:: Dataset excerpt ::
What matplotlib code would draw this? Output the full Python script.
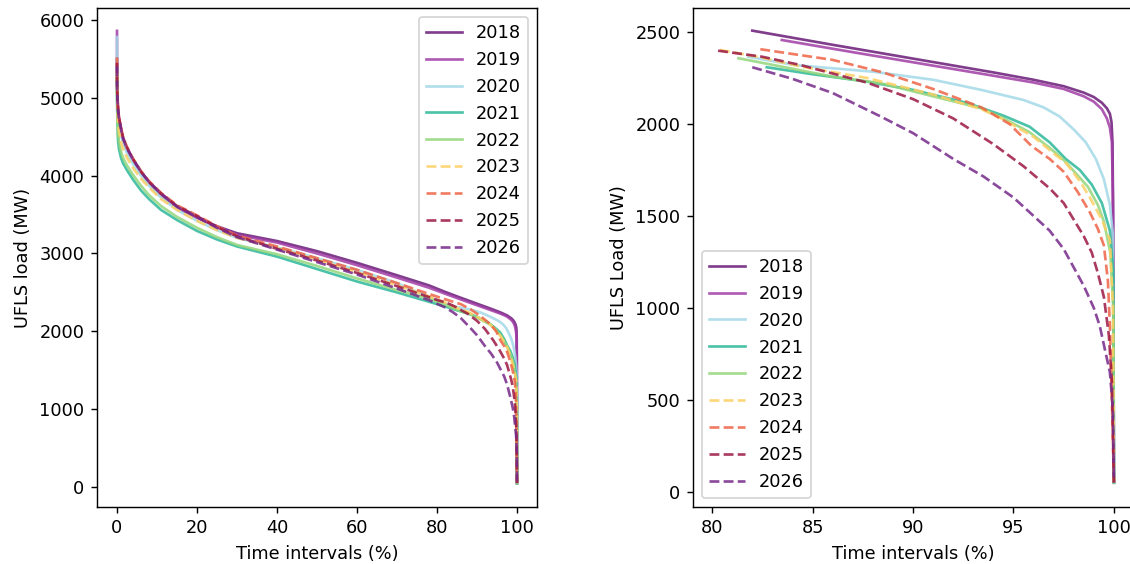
import matplotlib.pyplot as plt

# UFLS load duration curves, 2018-2026
years = [2018, 2019, 2020, 2021, 2022, 2023, 2024, 2025, 2026]
colors = ['#6a1b78', '#a03ca5', '#a3d9e8', '#2cb89a', '#93d67a',
          '#fdcf63', '#ee6446', '#9b1743', '#76298a']
styles = ['-', '-', '-', '-', '-', '--', '--', '--', '--']

# first part of each curve (shared x points, %)
x_head = [0, 0.02, 0.1, 0.25, 0.5, 1, 1.5, 2.5, 4, 6, 8, 11, 15, 20, 25, 30, 40, 50, 60, 70, 78]
head_load = [
    [5500, 5150, 4950, 4820, 4710, 4580, 4460, 4330, 4200, 4040, 3910, 3750, 3590, 3460, 3350, 3260, 3160, 3030, 2880, 2720, 2590],
    [5860, 5300, 5050, 4860, 4740, 4600, 4480, 4350, 4210, 4050, 3920, 3760, 3600, 3460, 3340, 3240, 3140, 3000, 2850, 2690, 2560],
    [5780, 5250, 5000, 4760, 4650, 4520, 4420, 4290, 4150, 4000, 3870, 3720, 3560, 3420, 3300, 3200, 3080, 2940, 2790, 2620, 2440],
    [5300, 4950, 4700, 4450, 4340, 4230, 4160, 4070, 3950, 3810, 3700, 3560, 3430, 3290, 3180, 3090, 2960, 2800, 2640, 2500, 2380],
    [5250, 5000, 4780, 4550, 4430, 4310, 4230, 4130, 4010, 3870, 3750, 3610, 3470, 3330, 3210, 3110, 2990, 2840, 2680, 2530, 2420],
    [5350, 5100, 4900, 4680, 4560, 4430, 4340, 4230, 4100, 3960, 3850, 3700, 3560, 3420, 3300, 3200, 3070, 2920, 2760, 2590, 2450],
    [5520, 5250, 5050, 4880, 4750, 4620, 4500, 4370, 4220, 4060, 3930, 3780, 3620, 3490, 3350, 3230, 3090, 2940, 2790, 2620, 2480],
    [5450, 5200, 5000, 4860, 4740, 4610, 4490, 4360, 4210, 4050, 3920, 3770, 3610, 3480, 3340, 3220, 3060, 2910, 2750, 2580, 2440],
    [5400, 5150, 4980, 4840, 4730, 4600, 4480, 4350, 4210, 4050, 3920, 3770, 3600, 3470, 3330, 3210, 3050, 2890, 2730, 2550, 2400],
]

# last part of each curve (this is what the zoomed panel shows)
tail_x = [
    [82.0, 86, 90, 94, 96, 97.5, 98.5, 99.0, 99.4, 99.65, 99.8, 99.88, 99.93, 99.96, 99.98, 100],
    [83.47, 87, 90, 94, 96, 97.5, 98.5, 99.0, 99.4, 99.65, 99.8, 99.9, 99.95, 99.98, 100],
    [81.8, 84.1, 88.0, 91, 93.4, 95.5, 96.5, 97.3, 98.0, 98.6, 99.1, 99.5, 99.8, 99.95, 100],
    [82.72, 85, 87.7, 90, 92.7, 94.5, 95.8, 96.8, 97.6, 98.3, 98.9, 99.4, 99.8, 99.97, 100],
    [81.31, 84, 86.0, 88.4, 91.0, 93.4, 94.5, 95.8, 96.8, 97.5, 98.2, 98.7, 99.2, 99.5, 99.82, 99.97, 100],
    [80.4, 82.5, 84.4, 87.7, 91.0, 93.4, 94.4, 96.0, 97.0, 97.6, 98.3, 98.8, 99.4, 99.8, 99.95, 100],
    [82.4, 86.0, 88.5, 91, 93.4, 94.8, 95.9, 96.8, 97.5, 98.2, 98.8, 99.2, 99.5, 99.7, 99.8, 99.9, 100],
    [80.3, 82.5, 84.4, 87.7, 90, 92, 94, 95.5, 96.8, 97.5, 98.0, 98.5, 98.9, 99.2, 99.5, 99.75, 99.9, 100],
    [82.0, 84, 86.0, 88.4, 90, 92, 93.5, 95.0, 96.0, 96.8, 97.5, 98.0, 98.5, 99.0, 99.3, 99.5, 99.8, 99.95, 100],
]
tail_load = [
    [2507, 2430, 2355, 2280, 2240, 2205, 2170, 2146, 2115, 2085, 2055, 2010, 1900, 1500, 800, 50],
    [2456, 2390, 2335, 2262, 2225, 2190, 2150, 2121, 2080, 2030, 1980, 1900, 1600, 1000, 50],
    [2365, 2320, 2284, 2240, 2185, 2130, 2090, 2040, 1970, 1900, 1810, 1700, 1560, 1400, 50],
    [2308, 2270, 2230, 2185, 2114, 2045, 1985, 1900, 1810, 1750, 1670, 1570, 1420, 1200, 50],
    [2357, 2300, 2257, 2221, 2150, 2085, 2030, 1955, 1870, 1804, 1720, 1659, 1560, 1470, 1300, 1000, 50],
    [2402, 2360, 2312, 2250, 2160, 2080, 2030, 1930, 1840, 1790, 1690, 1600, 1480, 1370, 1000, 50],
    [2406, 2348, 2280, 2190, 2090, 2000, 1880, 1810, 1740, 1630, 1520, 1430, 1340, 1150, 900, 500, 50],
    [2398, 2365, 2320, 2225, 2135, 2030, 1890, 1770, 1650, 1570, 1480, 1390, 1300, 1190, 1060, 850, 600, 50],
    [2308, 2245, 2168, 2040, 1950, 1810, 1715, 1600, 1500, 1420, 1320, 1220, 1120, 1000, 900, 800, 650, 450, 50],
]

W, H = 1130, 564
DPI = 128
fig = plt.figure(figsize=(W / DPI, H / DPI), dpi=DPI)
ax1 = fig.add_axes([97 / W, 57 / H, 440 / W, 499 / H])
ax2 = fig.add_axes([693 / W, 57 / H, 441 / W, 499 / H])

for i, yr in enumerate(years):
    ax1.plot(x_head + tail_x[i], head_load[i] + tail_load[i], styles[i],
             color=colors[i], lw=1.5, alpha=0.85, label=str(yr))
    ax2.plot(tail_x[i], tail_load[i], styles[i],
             color=colors[i], lw=1.5, alpha=0.85, label=str(yr))

ax1.set_xlim(-5, 105)
ax1.set_ylim(-257, 6154)
ax1.set_xlabel('Time intervals (%)')
ax1.set_ylabel('UFLS load (MW)')
ax1.legend(loc='upper right')

ax2.set_xlim(79.05, 101.0)
ax2.set_ylim(-82, 2630)
ax2.set_xlabel('Time intervals (%)')
ax2.set_ylabel('UFLS Load (MW)')
ax2.legend(loc='lower left')

fig.savefig('out.png', dpi=DPI)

:: Written instruction ::
Repeat the full listing above exactly, with no pictures in the copy.

:: Exercise result ::
What matplotlib code would draw this? Output the full Python script.
import matplotlib.pyplot as plt

# UFLS load duration curves, 2018-2026
years = [2018, 2019, 2020, 2021, 2022, 2023, 2024, 2025, 2026]
colors = ['#6a1b78', '#a03ca5', '#a3d9e8', '#2cb89a', '#93d67a',
          '#fdcf63', '#ee6446', '#9b1743', '#76298a']
styles = ['-', '-', '-', '-', '-', '--', '--', '--', '--']

# first part of each curve (shared x points, %)
x_head = [0, 0.02, 0.1, 0.25, 0.5, 1, 1.5, 2.5, 4, 6, 8, 11, 15, 20, 25, 30, 40, 50, 60, 70, 78]
head_load = [
    [5500, 5150, 4950, 4820, 4710, 4580, 4460, 4330, 4200, 4040, 3910, 3750, 3590, 3460, 3350, 3260, 3160, 3030, 2880, 2720, 2590],
    [5860, 5300, 5050, 4860, 4740, 4600, 4480, 4350, 4210, 4050, 3920, 3760, 3600, 3460, 3340, 3240, 3140, 3000, 2850, 2690, 2560],
    [5780, 5250, 5000, 4760, 4650, 4520, 4420, 4290, 4150, 4000, 3870, 3720, 3560, 3420, 3300, 3200, 3080, 2940, 2790, 2620, 2440],
    [5300, 4950, 4700, 4450, 4340, 4230, 4160, 4070, 3950, 3810, 3700, 3560, 3430, 3290, 3180, 3090, 2960, 2800, 2640, 2500, 2380],
    [5250, 5000, 4780, 4550, 4430, 4310, 4230, 4130, 4010, 3870, 3750, 3610, 3470, 3330, 3210, 3110, 2990, 2840, 2680, 2530, 2420],
    [5350, 5100, 4900, 4680, 4560, 4430, 4340, 4230, 4100, 3960, 3850, 3700, 3560, 3420, 3300, 3200, 3070, 2920, 2760, 2590, 2450],
    [5520, 5250, 5050, 4880, 4750, 4620, 4500, 4370, 4220, 4060, 3930, 3780, 3620, 3490, 3350, 3230, 3090, 2940, 2790, 2620, 2480],
    [5450, 5200, 5000, 4860, 4740, 4610, 4490, 4360, 4210, 4050, 3920, 3770, 3610, 3480, 3340, 3220, 3060, 2910, 2750, 2580, 2440],
    [5400, 5150, 4980, 4840, 4730, 4600, 4480, 4350, 4210, 4050, 3920, 3770, 3600, 3470, 3330, 3210, 3050, 2890, 2730, 2550, 2400],
]

# last part of each curve (this is what the zoomed panel shows)
tail_x = [
    [82.0, 86, 90, 94, 96, 97.5, 98.5, 99.0, 99.4, 99.65, 99.8, 99.88, 99.93, 99.96, 99.98, 100],
    [83.47, 87, 90, 94, 96, 97.5, 98.5, 99.0, 99.4, 99.65, 99.8, 99.9, 99.95, 99.98, 100],
    [81.8, 84.1, 88.0, 91, 93.4, 95.5, 96.5, 97.3, 98.0, 98.6, 99.1, 99.5, 99.8, 99.95, 100],
    [82.72, 85, 87.7, 90, 92.7, 94.5, 95.8, 96.8, 97.6, 98.3, 98.9, 99.4, 99.8, 99.97, 100],
    [81.31, 84, 86.0, 88.4, 91.0, 93.4, 94.5, 95.8, 96.8, 97.5, 98.2, 98.7, 99.2, 99.5, 99.82, 99.97, 100],
    [80.4, 82.5, 84.4, 87.7, 91.0, 93.4, 94.4, 96.0, 97.0, 97.6, 98.3, 98.8, 99.4, 99.8, 99.95, 100],
    [82.4, 86.0, 88.5, 91, 93.4, 94.8, 95.9, 96.8, 97.5, 98.2, 98.8, 99.2, 99.5, 99.7, 99.8, 99.9, 100],
    [80.3, 82.5, 84.4, 87.7, 90, 92, 94, 95.5, 96.8, 97.5, 98.0, 98.5, 98.9, 99.2, 99.5, 99.75, 99.9, 100],
    [82.0, 84, 86.0, 88.4, 90, 92, 93.5, 95.0, 96.0, 96.8, 97.5, 98.0, 98.5, 99.0, 99.3, 99.5, 99.8, 99.95, 100],
]
tail_load = [
    [2507, 2430, 2355, 2280, 2240, 2205, 2170, 2146, 2115, 2085, 2055, 2010, 1900, 1500, 800, 50],
    [2456, 2390, 2335, 2262, 2225, 2190, 2150, 2121, 2080, 2030, 1980, 1900, 1600, 1000, 50],
    [2365, 2320, 2284, 2240, 2185, 2130, 2090, 2040, 1970, 1900, 1810, 1700, 1560, 1400, 50],
    [2308, 2270, 2230, 2185, 2114, 2045, 1985, 1900, 1810, 1750, 1670, 1570, 1420, 1200, 50],
    [2357, 2300, 2257, 2221, 2150, 2085, 2030, 1955, 1870, 1804, 1720, 1659, 1560, 1470, 1300, 1000, 50],
    [2402, 2360, 2312, 2250, 2160, 2080, 2030, 1930, 1840, 1790, 1690, 1600, 1480, 1370, 1000, 50],
    [2406, 2348, 2280, 2190, 2090, 2000, 1880, 1810, 1740, 1630, 1520, 1430, 1340, 1150, 900, 500, 50],
    [2398, 2365, 2320, 2225, 2135, 2030, 1890, 1770, 1650, 1570, 1480, 1390, 1300, 1190, 1060, 850, 600, 50],
    [2308, 2245, 2168, 2040, 1950, 1810, 1715, 1600, 1500, 1420, 1320, 1220, 1120, 1000, 900, 800, 650, 450, 50],
]

W, H = 1130, 564
DPI = 128
fig = plt.figure(figsize=(W / DPI, H / DPI), dpi=DPI)
ax1 = fig.add_axes([97 / W, 57 / H, 440 / W, 499 / H])
ax2 = fig.add_axes([693 / W, 57 / H, 441 / W, 499 / H])

for i, yr in enumerate(years):
    ax1.plot(x_head + tail_x[i], head_load[i] + tail_load[i], styles[i],
             color=colors[i], lw=1.5, alpha=0.85, label=str(yr))
    ax2.plot(tail_x[i], tail_load[i], styles[i],
             color=colors[i], lw=1.5, alpha=0.85, label=str(yr))

ax1.set_xlim(-5, 105)
ax1.set_ylim(-257, 6154)
ax1.set_xlabel('Time intervals (%)')
ax1.set_ylabel('UFLS load (MW)')
ax1.legend(loc='upper right')

ax2.set_xlim(79.05, 101.0)
ax2.set_ylim(-82, 2630)
ax2.set_xlabel('Time intervals (%)')
ax2.set_ylabel('UFLS Load (MW)')
ax2.legend(loc='lower left')

fig.savefig('out.png', dpi=DPI)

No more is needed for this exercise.